Task requirements ▸
In the listing that follows, the range to quote begins at the line that has "Emit a web page" and ends after the line that has "var extra = (targetSpan"; quote it verbatim and add nothing.
## begin Listing
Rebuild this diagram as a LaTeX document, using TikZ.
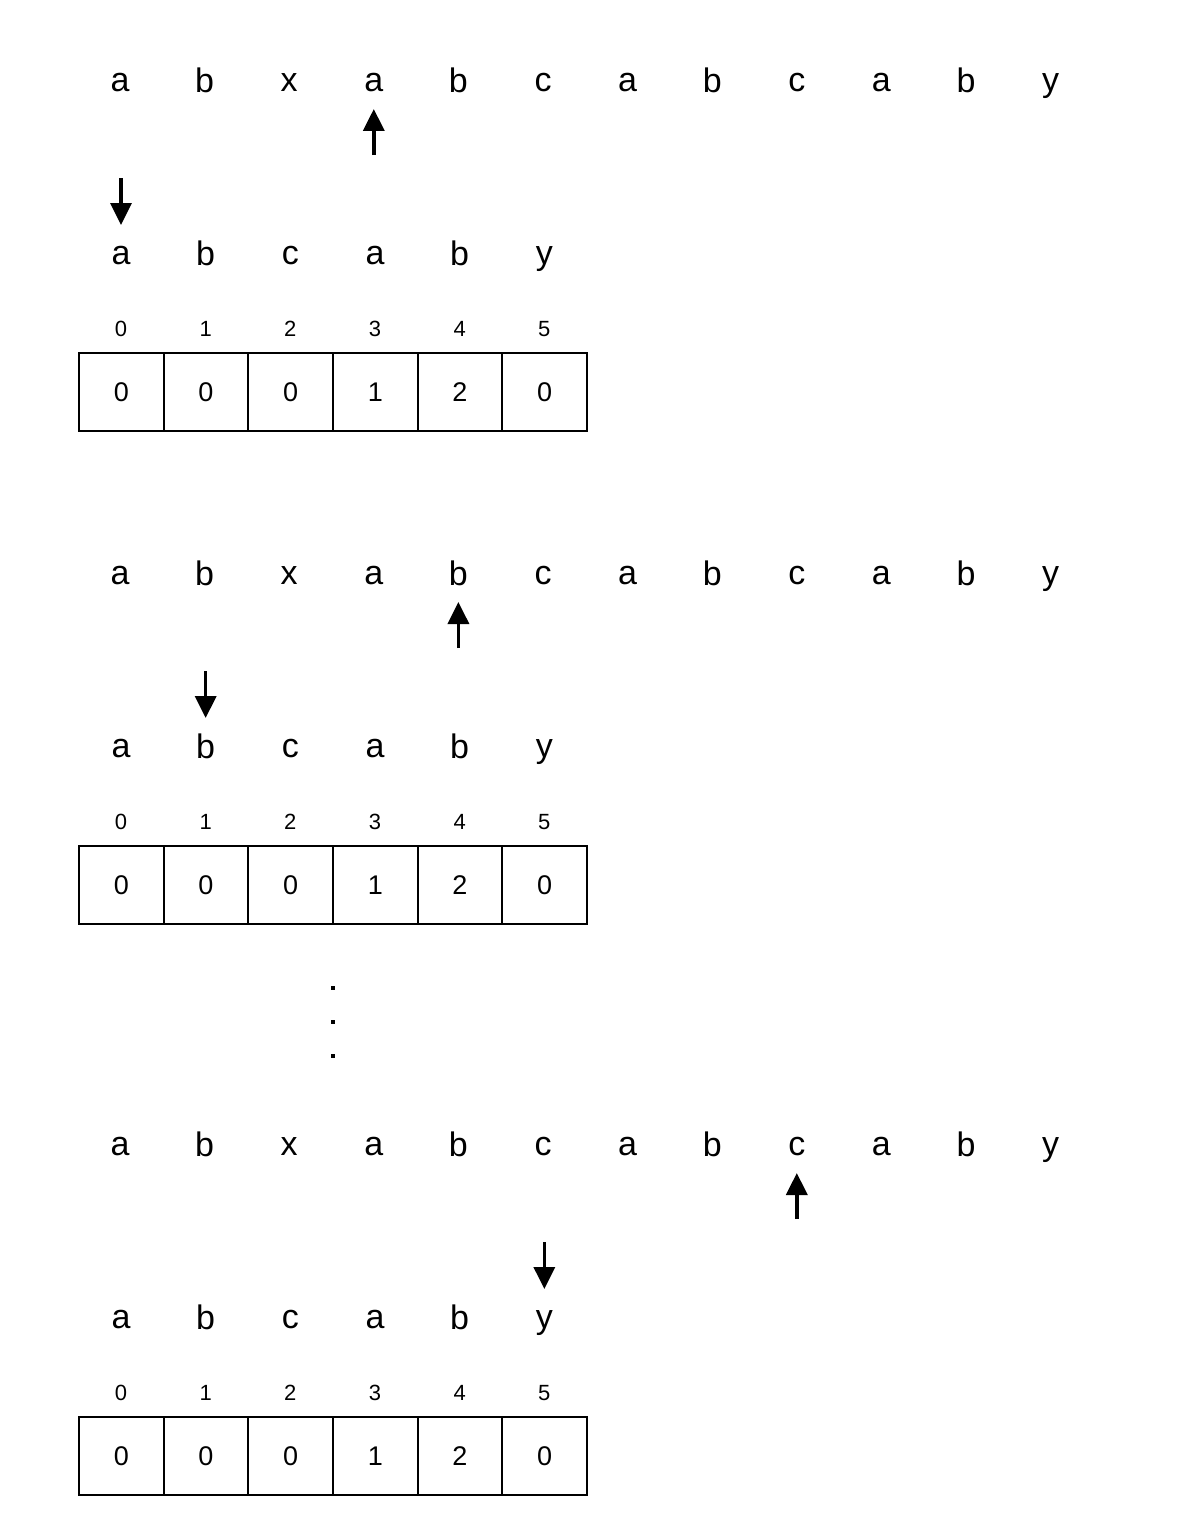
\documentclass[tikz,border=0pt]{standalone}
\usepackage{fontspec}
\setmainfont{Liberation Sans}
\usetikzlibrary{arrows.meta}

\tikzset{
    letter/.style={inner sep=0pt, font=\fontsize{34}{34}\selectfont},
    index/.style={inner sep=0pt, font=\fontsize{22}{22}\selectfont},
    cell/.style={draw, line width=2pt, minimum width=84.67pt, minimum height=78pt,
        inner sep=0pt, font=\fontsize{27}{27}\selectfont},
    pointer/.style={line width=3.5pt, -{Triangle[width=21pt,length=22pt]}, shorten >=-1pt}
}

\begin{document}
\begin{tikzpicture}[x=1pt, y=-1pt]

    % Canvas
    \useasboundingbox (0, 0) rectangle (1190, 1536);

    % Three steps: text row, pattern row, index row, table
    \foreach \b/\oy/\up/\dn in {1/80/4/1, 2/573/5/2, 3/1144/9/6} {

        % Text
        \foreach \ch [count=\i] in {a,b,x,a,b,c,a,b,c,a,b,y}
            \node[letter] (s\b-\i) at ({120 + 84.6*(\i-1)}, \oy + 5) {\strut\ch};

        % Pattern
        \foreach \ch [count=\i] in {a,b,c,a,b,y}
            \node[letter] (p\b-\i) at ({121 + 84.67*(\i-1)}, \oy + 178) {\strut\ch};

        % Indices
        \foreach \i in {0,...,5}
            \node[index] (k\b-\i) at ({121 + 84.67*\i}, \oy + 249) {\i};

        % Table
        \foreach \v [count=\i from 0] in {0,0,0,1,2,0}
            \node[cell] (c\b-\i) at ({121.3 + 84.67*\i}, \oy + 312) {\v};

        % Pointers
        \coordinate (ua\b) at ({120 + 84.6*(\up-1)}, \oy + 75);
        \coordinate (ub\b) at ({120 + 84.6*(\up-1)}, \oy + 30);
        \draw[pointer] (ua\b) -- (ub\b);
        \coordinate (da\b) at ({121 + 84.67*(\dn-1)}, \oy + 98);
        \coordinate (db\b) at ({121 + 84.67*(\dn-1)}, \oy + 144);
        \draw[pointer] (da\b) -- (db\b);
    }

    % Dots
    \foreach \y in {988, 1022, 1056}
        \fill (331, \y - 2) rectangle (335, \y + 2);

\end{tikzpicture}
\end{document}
## end Listing
## begin Listing
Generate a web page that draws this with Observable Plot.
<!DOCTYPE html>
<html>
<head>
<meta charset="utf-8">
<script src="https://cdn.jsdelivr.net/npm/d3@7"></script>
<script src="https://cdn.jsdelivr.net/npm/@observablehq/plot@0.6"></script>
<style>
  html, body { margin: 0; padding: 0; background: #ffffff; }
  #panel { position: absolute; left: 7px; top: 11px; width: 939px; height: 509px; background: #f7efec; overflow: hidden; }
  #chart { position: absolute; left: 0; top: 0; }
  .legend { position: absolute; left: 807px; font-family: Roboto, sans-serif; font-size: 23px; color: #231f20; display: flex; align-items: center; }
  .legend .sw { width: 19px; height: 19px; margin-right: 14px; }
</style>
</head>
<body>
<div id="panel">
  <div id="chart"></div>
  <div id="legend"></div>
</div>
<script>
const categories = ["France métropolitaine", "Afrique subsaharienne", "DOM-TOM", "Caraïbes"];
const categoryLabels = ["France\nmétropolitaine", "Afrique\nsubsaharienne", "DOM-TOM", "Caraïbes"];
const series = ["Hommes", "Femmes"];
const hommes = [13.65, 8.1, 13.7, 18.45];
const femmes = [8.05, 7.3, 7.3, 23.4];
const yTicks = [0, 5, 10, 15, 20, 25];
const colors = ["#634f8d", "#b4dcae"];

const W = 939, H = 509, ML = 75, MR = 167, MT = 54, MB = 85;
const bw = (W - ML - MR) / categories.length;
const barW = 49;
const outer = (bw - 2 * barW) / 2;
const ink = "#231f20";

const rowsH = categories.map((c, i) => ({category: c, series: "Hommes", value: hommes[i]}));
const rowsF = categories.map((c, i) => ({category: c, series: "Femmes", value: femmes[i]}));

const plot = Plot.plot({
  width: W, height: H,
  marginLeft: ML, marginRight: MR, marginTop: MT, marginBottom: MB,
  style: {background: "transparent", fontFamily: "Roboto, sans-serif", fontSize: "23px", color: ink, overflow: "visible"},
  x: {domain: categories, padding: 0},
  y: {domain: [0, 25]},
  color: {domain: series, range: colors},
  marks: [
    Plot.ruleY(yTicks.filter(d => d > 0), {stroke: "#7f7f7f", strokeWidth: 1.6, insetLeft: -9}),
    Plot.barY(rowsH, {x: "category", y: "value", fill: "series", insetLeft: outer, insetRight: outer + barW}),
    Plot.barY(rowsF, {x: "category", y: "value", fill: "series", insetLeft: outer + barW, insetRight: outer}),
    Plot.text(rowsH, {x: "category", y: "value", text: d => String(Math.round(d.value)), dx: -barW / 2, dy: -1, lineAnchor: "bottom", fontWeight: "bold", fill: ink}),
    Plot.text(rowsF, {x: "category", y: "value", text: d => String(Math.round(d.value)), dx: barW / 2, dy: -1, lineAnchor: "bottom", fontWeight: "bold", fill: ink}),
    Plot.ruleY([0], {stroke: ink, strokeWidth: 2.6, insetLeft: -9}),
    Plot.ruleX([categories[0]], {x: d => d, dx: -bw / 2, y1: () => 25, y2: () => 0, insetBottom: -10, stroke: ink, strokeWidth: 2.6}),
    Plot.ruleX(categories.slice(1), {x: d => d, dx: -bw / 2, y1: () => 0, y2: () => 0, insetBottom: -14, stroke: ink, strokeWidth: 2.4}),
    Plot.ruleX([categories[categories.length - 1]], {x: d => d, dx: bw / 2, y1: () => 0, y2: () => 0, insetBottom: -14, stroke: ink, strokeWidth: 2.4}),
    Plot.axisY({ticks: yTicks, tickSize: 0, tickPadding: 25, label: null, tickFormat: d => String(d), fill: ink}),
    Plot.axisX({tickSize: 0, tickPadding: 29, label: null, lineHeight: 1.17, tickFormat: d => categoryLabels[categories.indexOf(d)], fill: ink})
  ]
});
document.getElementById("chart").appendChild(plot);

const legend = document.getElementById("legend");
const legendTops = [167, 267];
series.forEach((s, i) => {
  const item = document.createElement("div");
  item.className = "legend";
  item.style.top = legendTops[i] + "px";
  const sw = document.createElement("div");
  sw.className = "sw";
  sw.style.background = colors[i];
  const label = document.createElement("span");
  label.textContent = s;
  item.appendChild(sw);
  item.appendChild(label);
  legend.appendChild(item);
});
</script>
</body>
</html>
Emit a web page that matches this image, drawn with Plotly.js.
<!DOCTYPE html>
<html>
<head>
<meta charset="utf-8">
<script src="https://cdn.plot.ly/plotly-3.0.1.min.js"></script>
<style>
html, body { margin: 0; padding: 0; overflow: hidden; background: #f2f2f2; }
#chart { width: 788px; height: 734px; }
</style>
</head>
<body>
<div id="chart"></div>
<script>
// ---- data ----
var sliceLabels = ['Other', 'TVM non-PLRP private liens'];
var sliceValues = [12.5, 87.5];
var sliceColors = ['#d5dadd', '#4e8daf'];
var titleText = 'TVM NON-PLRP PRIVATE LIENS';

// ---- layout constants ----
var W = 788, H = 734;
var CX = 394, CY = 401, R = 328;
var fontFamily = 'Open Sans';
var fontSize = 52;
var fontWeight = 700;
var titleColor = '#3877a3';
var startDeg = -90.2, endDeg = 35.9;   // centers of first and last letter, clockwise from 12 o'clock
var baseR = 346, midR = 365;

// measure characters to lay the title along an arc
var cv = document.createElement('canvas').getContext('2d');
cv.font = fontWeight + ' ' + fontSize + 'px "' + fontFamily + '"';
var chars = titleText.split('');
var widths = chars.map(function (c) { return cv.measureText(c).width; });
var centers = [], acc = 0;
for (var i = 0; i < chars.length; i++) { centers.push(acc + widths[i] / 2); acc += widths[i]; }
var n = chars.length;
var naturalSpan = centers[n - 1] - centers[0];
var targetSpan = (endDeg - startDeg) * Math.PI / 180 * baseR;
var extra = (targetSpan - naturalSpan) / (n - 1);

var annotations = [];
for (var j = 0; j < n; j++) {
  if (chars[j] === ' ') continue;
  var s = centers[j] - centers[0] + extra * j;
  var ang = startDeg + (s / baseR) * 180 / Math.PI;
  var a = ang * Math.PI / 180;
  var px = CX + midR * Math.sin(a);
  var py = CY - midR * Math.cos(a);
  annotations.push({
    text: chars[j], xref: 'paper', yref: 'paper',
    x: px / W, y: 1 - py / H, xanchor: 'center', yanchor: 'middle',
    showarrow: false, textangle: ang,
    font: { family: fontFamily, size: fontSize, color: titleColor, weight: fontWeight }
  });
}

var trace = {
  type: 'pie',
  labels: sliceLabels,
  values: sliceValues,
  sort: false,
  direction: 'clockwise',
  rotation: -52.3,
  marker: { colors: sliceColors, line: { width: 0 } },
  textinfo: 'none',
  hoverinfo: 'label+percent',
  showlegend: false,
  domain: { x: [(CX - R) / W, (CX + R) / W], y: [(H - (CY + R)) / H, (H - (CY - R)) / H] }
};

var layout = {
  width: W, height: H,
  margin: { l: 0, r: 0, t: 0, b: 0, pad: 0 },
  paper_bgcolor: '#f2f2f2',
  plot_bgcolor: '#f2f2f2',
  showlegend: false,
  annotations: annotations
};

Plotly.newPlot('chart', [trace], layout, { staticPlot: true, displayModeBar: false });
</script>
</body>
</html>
## end Listing
## begin Listing
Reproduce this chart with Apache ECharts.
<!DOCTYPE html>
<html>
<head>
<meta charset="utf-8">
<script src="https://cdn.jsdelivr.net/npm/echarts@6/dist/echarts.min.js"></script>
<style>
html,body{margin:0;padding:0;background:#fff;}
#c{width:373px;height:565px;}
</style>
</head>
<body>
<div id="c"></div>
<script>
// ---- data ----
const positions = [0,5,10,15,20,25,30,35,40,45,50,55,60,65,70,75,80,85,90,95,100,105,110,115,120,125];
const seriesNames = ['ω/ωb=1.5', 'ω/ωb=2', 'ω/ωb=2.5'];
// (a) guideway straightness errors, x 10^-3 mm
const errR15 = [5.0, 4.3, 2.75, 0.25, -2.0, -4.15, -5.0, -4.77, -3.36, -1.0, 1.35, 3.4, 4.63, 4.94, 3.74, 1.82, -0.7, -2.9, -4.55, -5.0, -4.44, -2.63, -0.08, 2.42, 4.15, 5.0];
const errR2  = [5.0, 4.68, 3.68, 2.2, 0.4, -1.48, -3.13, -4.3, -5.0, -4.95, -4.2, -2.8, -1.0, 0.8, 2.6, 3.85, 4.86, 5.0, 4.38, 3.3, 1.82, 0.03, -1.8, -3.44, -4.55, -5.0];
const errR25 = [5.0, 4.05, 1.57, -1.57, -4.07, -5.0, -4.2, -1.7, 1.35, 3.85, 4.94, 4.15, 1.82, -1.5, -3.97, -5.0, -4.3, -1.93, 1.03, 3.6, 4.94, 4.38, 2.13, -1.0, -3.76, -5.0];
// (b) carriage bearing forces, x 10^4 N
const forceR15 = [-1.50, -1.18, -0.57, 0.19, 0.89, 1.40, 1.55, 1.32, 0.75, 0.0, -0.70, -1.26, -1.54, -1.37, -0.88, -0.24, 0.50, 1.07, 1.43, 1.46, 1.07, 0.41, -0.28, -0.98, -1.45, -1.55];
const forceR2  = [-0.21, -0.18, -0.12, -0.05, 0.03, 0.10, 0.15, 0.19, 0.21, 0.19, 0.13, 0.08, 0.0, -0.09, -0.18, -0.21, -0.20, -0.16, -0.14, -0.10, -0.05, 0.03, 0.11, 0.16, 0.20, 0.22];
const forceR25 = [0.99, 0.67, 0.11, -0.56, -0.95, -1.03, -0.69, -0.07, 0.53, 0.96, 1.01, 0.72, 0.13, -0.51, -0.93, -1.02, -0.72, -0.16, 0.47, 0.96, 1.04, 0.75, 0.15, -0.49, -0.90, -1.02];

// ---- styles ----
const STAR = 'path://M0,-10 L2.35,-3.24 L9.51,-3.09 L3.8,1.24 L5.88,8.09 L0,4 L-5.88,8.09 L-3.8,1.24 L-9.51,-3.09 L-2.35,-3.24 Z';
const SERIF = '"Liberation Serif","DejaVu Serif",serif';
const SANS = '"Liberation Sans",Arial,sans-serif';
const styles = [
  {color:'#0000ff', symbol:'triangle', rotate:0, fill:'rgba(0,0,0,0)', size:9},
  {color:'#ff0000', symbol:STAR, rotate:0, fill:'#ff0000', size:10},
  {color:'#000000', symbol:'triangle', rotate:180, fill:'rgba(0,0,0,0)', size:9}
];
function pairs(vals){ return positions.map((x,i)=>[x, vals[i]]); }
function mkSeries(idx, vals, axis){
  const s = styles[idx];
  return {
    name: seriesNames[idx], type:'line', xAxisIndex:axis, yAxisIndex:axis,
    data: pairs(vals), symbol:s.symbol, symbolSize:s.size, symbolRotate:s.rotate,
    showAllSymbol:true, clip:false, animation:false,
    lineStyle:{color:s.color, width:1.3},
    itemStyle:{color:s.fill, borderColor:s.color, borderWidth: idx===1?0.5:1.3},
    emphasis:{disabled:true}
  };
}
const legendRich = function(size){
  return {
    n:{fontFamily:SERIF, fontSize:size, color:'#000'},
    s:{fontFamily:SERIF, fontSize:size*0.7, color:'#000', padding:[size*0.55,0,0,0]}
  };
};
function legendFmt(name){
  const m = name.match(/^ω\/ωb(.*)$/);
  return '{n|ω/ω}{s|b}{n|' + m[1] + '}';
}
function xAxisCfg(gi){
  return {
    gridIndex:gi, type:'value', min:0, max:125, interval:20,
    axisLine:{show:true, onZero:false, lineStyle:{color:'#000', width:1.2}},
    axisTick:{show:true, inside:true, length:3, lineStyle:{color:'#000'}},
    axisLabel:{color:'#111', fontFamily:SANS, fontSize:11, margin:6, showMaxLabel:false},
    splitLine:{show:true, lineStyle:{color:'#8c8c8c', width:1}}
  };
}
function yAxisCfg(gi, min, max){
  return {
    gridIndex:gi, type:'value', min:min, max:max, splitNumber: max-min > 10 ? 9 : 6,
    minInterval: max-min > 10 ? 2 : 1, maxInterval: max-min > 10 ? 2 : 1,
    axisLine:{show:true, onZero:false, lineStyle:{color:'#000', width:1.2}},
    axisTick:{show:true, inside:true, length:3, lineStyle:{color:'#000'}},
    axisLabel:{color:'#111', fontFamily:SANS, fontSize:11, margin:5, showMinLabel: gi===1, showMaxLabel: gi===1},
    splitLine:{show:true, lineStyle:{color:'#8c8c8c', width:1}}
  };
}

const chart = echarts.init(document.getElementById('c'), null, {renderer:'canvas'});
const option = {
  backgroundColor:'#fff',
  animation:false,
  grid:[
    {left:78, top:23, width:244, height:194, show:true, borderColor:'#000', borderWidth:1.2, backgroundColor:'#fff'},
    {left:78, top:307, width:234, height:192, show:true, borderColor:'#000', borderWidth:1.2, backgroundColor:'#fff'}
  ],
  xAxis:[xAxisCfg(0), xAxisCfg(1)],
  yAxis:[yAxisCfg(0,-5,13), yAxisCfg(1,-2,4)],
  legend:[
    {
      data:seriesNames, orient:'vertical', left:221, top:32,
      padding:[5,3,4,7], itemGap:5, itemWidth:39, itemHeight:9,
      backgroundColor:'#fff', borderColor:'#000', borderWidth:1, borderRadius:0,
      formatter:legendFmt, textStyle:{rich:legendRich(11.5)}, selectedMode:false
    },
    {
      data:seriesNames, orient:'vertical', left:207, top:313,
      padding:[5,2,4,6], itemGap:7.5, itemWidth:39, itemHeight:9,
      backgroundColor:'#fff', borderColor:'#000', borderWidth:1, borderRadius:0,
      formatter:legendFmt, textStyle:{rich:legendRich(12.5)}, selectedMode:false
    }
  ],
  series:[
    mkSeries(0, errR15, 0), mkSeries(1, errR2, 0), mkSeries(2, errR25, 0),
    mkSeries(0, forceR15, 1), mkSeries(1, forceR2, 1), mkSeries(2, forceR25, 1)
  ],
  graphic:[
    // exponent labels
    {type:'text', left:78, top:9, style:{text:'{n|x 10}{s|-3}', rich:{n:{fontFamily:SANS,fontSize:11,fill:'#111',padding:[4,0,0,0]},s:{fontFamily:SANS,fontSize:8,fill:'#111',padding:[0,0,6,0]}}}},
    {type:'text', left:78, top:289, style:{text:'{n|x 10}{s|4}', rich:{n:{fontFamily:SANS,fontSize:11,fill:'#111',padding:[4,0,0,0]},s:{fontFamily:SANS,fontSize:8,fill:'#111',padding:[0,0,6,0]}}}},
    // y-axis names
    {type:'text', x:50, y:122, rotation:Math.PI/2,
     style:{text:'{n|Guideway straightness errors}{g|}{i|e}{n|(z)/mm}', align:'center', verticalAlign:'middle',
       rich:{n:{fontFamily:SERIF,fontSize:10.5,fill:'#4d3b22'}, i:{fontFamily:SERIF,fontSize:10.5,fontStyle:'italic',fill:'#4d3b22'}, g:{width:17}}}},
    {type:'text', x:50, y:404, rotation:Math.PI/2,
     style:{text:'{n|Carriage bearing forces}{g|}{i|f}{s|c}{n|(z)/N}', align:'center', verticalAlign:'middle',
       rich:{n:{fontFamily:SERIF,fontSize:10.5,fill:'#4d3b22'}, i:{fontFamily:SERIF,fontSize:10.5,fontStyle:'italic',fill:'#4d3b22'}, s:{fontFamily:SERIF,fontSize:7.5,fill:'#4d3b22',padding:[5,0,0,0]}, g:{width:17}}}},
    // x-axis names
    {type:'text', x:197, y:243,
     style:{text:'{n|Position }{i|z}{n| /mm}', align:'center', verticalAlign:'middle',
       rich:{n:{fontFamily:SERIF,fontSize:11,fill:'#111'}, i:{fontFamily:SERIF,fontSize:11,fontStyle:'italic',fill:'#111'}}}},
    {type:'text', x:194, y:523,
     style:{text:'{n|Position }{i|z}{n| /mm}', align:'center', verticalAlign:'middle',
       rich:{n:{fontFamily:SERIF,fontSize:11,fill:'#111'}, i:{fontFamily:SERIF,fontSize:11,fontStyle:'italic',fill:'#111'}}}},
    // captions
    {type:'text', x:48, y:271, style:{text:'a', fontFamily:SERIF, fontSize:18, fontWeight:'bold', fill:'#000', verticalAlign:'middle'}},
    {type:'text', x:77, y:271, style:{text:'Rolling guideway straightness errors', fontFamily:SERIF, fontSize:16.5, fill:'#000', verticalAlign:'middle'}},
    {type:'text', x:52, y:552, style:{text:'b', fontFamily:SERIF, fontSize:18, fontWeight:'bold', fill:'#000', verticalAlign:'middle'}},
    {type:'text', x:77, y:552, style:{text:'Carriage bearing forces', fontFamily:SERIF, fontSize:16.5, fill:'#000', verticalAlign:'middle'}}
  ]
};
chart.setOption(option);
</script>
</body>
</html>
## end Listing
Correct answer ▸
Emit a web page that matches this image, drawn with Plotly.js.
<!DOCTYPE html>
<html>
<head>
<meta charset="utf-8">
<script src="https://cdn.plot.ly/plotly-3.0.1.min.js"></script>
<style>
html, body { margin: 0; padding: 0; overflow: hidden; background: #f2f2f2; }
#chart { width: 788px; height: 734px; }
</style>
</head>
<body>
<div id="chart"></div>
<script>
// ---- data ----
var sliceLabels = ['Other', 'TVM non-PLRP private liens'];
var sliceValues = [12.5, 87.5];
var sliceColors = ['#d5dadd', '#4e8daf'];
var titleText = 'TVM NON-PLRP PRIVATE LIENS';

// ---- layout constants ----
var W = 788, H = 734;
var CX = 394, CY = 401, R = 328;
var fontFamily = 'Open Sans';
var fontSize = 52;
var fontWeight = 700;
var titleColor = '#3877a3';
var startDeg = -90.2, endDeg = 35.9;   // centers of first and last letter, clockwise from 12 o'clock
var baseR = 346, midR = 365;

// measure characters to lay the title along an arc
var cv = document.createElement('canvas').getContext('2d');
cv.font = fontWeight + ' ' + fontSize + 'px "' + fontFamily + '"';
var chars = titleText.split('');
var widths = chars.map(function (c) { return cv.measureText(c).width; });
var centers = [], acc = 0;
for (var i = 0; i < chars.length; i++) { centers.push(acc + widths[i] / 2); acc += widths[i]; }
var n = chars.length;
var naturalSpan = centers[n - 1] - centers[0];
var targetSpan = (endDeg - startDeg) * Math.PI / 180 * baseR;
var extra = (targetSpan - naturalSpan) / (n - 1);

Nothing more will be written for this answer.